O 67: Solid-Liquid Interfaces III: OER, ORR, CO2RR, etc.

O 67.4: Vortrag

Mittwoch, 18. März 2020, 11:30–11:45, WIL C107

Stable and cost-efficient core-shell catalysts for the electrochemical oxygen evolution reaction–a first-principles approach — •Yonghyuk Lee, Christoph Scheurer, and Karsten Reuter — Technical University Munich, Germany

Most commercial oxygen evolution reaction (OER) catalysts in proton exchange membrane electrolyzers contain expensive IrO₂ due to its high catalytic activity and favorable stability in acidic electrolytes. Layer-coated IrO₂ on rutile TiO₂ has typically been utilized in order to reduce the price without sacrificing activity. However, thin IrO₂ films are not thermally stable on titania and a gradual dewetting of the film takes place.

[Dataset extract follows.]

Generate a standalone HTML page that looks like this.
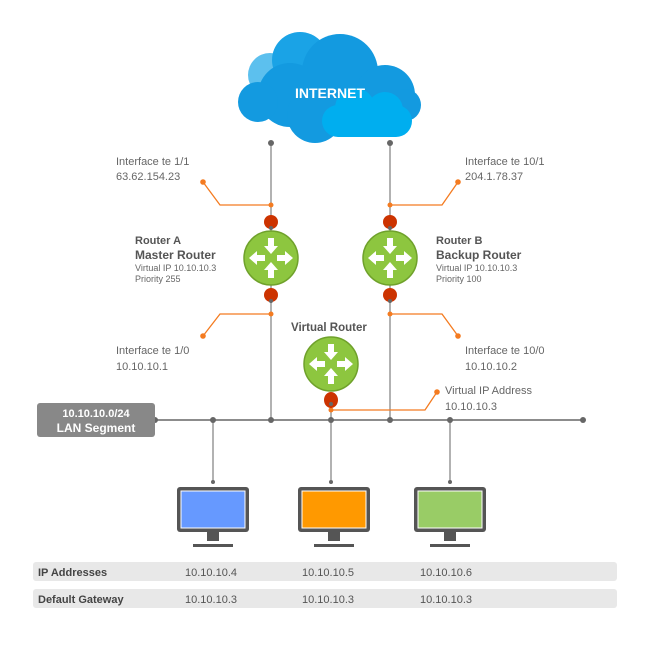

In the present work, we use density-functional theory (DFT) calculations to explore alternative core-shell systems. We assess IrO₂ or RuO₂ thin films on lattice-matched rutile oxides as potentially highly active, relatively inexpensive, and long-term stable catalyst materials for water electrolysis. We calculate interface energy, interface formation energy, and the work of adhesion to quantify the stability of the oxide interfaces and compare to the dewetting behavior of IrO₂(110) films on TiO₂(110). Ab initio thermodynamics and the computational hydrogen electrode model are employed to determine relative stabilities of the core-shell systems compared to pure rutile catalysts at OER operating conditions [1]. Finally, we present thermodynamic reaction barriers for potential anodic OER pathways at surfaces of these core-shell materials and discuss design strategies for next-generation electrocatalysts. [1] D. Opalka et al., ACS Catal. 9, 4944 (2019).